If the average investor had a broker who was really looking out for him then maybe this statement could be somewhat supported. In the real world, I don't think so. Unfortunately, the world is full of brokers who could care less if their small clients take a hit when a stock starts to tumble. When day to day fluctuations become 10% moves, or 50% or 100%, way more than the typical index has historically moved in one year, then they affect everyone, most of all the small investor who entrusts his account to a broker who swears up and down he will protect the investment when in fact he often has undisclosed self interests that may be totally contrary to those of his client. (Spoken by a former client of one Duke & Company). I had several brokers before I started doing my own trading. I lost money with every one of them during a period of unprecedented market appreciation.

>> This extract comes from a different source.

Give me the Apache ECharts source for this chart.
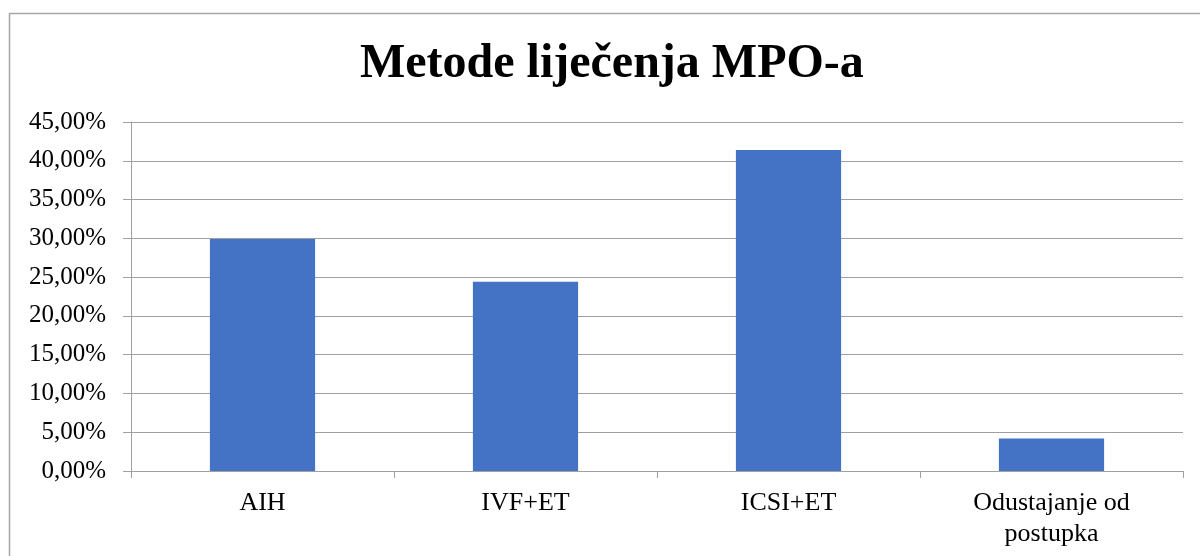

Where I think the argument against daytraders falls apart is the premise that daytraders are the ones causing the volatility. I believe it's a bogus argument and always has been. Sure there are a few stocks every day that go crazy, and I'm sure the daytraders are a primary reason for that, but that does not account for the volatility of the broader market. The MMs are the ones who have an entitlement that carries with it a responsibility to maintain an orderly market. They pretty much ignore that these days and do whatever they can to separate you from your money. When a stock falls 10% or more in 10 minutes or less on light volume, that's not the daytraders driving the market. It's the MMs trying to sucker you into dumping your stock cheap so they can sell it again when they bring the market back up. The problem is, you never know when to ride it out, or bail out because there is some news you have not heard yet that is making the thing fall apart. It's no wonder the big firms are recording record profits on their trading activities. When SOES became an instrument that could in fact be used to advantage by daytraders, they had it effectively dismantled. They know more than you about what is being accumulated or dumped, have large inventories they can play with to move the markets to a favorable position for themselves, and then they have you (daytraders) to blame as a smoke screen to keep anyone from calling them on it.
Some say the MMs are just doing their job. If their job is trading against the daytraders, then maybe so. As a trader I accept that I have to work with the system as it is, and not complain about what the MMs do or do not do to move the market. As an investor, I have a different view of the entire industry.